Problem to work on: Make an exact copy of the lines, leaving the pictures out.

────────────────

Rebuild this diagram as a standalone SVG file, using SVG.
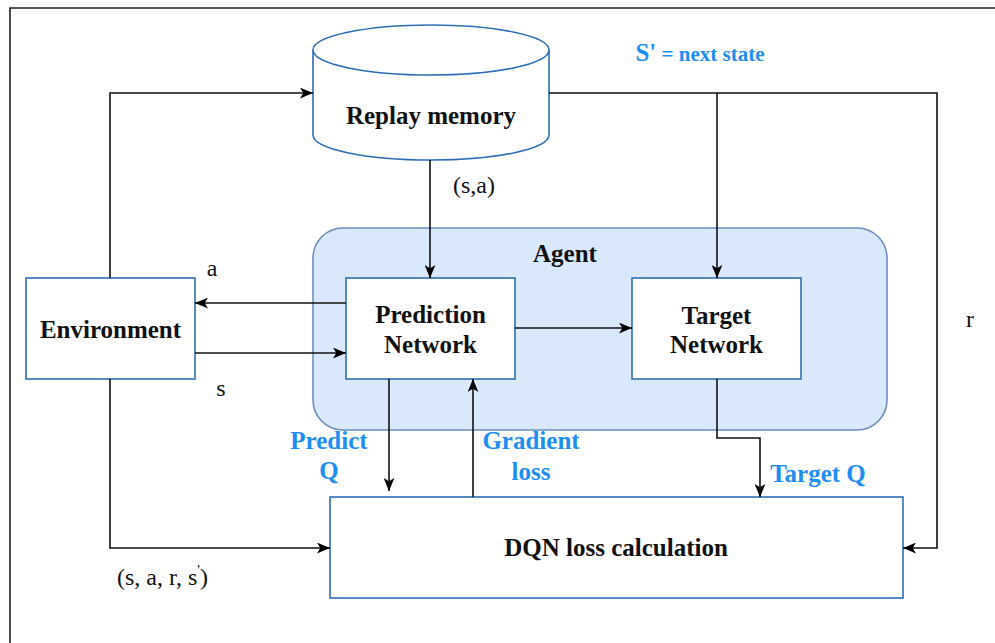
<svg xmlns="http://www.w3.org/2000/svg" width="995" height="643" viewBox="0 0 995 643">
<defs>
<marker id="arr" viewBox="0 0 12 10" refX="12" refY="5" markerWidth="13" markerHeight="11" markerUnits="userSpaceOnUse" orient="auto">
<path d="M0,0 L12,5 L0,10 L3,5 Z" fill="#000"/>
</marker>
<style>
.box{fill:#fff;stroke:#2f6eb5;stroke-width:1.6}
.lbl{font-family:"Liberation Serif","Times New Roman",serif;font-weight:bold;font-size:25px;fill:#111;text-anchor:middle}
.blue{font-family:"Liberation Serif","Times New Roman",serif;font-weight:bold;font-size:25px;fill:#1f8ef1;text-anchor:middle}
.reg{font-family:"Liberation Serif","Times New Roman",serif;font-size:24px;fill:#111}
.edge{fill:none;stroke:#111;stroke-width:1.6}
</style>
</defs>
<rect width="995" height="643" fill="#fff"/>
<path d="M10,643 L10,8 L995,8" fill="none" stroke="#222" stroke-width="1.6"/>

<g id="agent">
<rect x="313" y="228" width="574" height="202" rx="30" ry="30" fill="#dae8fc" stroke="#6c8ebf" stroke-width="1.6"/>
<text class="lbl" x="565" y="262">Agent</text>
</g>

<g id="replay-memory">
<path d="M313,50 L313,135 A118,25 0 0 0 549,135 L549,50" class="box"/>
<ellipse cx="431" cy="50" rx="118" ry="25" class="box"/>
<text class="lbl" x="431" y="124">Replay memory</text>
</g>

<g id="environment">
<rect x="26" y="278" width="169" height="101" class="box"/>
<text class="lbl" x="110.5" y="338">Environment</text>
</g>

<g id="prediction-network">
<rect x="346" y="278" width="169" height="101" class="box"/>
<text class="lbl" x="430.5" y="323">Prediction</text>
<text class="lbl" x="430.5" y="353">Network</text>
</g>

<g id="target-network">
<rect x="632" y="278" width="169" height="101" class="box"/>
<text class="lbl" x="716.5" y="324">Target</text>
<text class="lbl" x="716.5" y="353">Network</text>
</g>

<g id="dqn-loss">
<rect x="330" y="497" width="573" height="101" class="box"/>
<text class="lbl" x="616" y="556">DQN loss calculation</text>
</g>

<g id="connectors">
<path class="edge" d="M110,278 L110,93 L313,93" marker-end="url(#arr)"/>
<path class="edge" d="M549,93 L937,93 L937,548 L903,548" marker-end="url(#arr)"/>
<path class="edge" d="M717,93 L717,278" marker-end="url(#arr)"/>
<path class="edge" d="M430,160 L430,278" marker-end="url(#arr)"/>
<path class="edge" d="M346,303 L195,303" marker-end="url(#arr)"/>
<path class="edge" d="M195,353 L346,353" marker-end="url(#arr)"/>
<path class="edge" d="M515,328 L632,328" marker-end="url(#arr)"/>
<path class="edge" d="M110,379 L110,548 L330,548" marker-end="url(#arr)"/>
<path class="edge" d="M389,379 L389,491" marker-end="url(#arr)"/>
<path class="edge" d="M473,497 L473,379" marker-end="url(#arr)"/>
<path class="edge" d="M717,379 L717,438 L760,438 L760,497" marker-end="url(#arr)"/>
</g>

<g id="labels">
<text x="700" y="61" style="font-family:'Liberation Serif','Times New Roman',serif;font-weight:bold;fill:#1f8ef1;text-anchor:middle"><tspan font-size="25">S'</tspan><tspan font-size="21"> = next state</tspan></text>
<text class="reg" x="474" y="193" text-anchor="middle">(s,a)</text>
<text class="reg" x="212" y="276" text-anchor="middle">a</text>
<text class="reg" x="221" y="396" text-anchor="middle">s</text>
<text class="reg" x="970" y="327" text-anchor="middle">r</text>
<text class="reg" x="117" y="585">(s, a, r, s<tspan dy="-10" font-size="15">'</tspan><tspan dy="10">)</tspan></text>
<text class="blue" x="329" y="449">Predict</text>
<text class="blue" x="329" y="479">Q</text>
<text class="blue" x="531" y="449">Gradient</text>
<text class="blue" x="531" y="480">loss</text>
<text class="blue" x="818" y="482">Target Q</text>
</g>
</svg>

────────────────

Solution below:
Rebuild this diagram as a standalone SVG file, using SVG.
<svg xmlns="http://www.w3.org/2000/svg" width="995" height="643" viewBox="0 0 995 643">
<defs>
<marker id="arr" viewBox="0 0 12 10" refX="12" refY="5" markerWidth="13" markerHeight="11" markerUnits="userSpaceOnUse" orient="auto">
<path d="M0,0 L12,5 L0,10 L3,5 Z" fill="#000"/>
</marker>
<style>
.box{fill:#fff;stroke:#2f6eb5;stroke-width:1.6}
.lbl{font-family:"Liberation Serif","Times New Roman",serif;font-weight:bold;font-size:25px;fill:#111;text-anchor:middle}
.blue{font-family:"Liberation Serif","Times New Roman",serif;font-weight:bold;font-size:25px;fill:#1f8ef1;text-anchor:middle}
.reg{font-family:"Liberation Serif","Times New Roman",serif;font-size:24px;fill:#111}
.edge{fill:none;stroke:#111;stroke-width:1.6}
</style>
</defs>
<rect width="995" height="643" fill="#fff"/>
<path d="M10,643 L10,8 L995,8" fill="none" stroke="#222" stroke-width="1.6"/>

<g id="agent">
<rect x="313" y="228" width="574" height="202" rx="30" ry="30" fill="#dae8fc" stroke="#6c8ebf" stroke-width="1.6"/>
<text class="lbl" x="565" y="262">Agent</text>
</g>

<g id="replay-memory">
<path d="M313,50 L313,135 A118,25 0 0 0 549,135 L549,50" class="box"/>
<ellipse cx="431" cy="50" rx="118" ry="25" class="box"/>
<text class="lbl" x="431" y="124">Replay memory</text>
</g>

<g id="environment">
<rect x="26" y="278" width="169" height="101" class="box"/>
<text class="lbl" x="110.5" y="338">Environment</text>
</g>

<g id="prediction-network">
<rect x="346" y="278" width="169" height="101" class="box"/>
<text class="lbl" x="430.5" y="323">Prediction</text>
<text class="lbl" x="430.5" y="353">Network</text>
</g>

<g id="target-network">
<rect x="632" y="278" width="169" height="101" class="box"/>
<text class="lbl" x="716.5" y="324">Target</text>
<text class="lbl" x="716.5" y="353">Network</text>
</g>

<g id="dqn-loss">
<rect x="330" y="497" width="573" height="101" class="box"/>
<text class="lbl" x="616" y="556">DQN loss calculation</text>
</g>

<g id="connectors">
<path class="edge" d="M110,278 L110,93 L313,93" marker-end="url(#arr)"/>
<path class="edge" d="M549,93 L937,93 L937,548 L903,548" marker-end="url(#arr)"/>
<path class="edge" d="M717,93 L717,278" marker-end="url(#arr)"/>
<path class="edge" d="M430,160 L430,278" marker-end="url(#arr)"/>
<path class="edge" d="M346,303 L195,303" marker-end="url(#arr)"/>
<path class="edge" d="M195,353 L346,353" marker-end="url(#arr)"/>
<path class="edge" d="M515,328 L632,328" marker-end="url(#arr)"/>
<path class="edge" d="M110,379 L110,548 L330,548" marker-end="url(#arr)"/>
<path class="edge" d="M389,379 L389,491" marker-end="url(#arr)"/>
<path class="edge" d="M473,497 L473,379" marker-end="url(#arr)"/>
<path class="edge" d="M717,379 L717,438 L760,438 L760,497" marker-end="url(#arr)"/>
</g>

<g id="labels">
<text x="700" y="61" style="font-family:'Liberation Serif','Times New Roman',serif;font-weight:bold;fill:#1f8ef1;text-anchor:middle"><tspan font-size="25">S'</tspan><tspan font-size="21"> = next state</tspan></text>
<text class="reg" x="474" y="193" text-anchor="middle">(s,a)</text>
<text class="reg" x="212" y="276" text-anchor="middle">a</text>
<text class="reg" x="221" y="396" text-anchor="middle">s</text>
<text class="reg" x="970" y="327" text-anchor="middle">r</text>
<text class="reg" x="117" y="585">(s, a, r, s<tspan dy="-10" font-size="15">'</tspan><tspan dy="10">)</tspan></text>
<text class="blue" x="329" y="449">Predict</text>
<text class="blue" x="329" y="479">Q</text>
<text class="blue" x="531" y="449">Gradient</text>
<text class="blue" x="531" y="480">loss</text>
<text class="blue" x="818" y="482">Target Q</text>
</g>
</svg>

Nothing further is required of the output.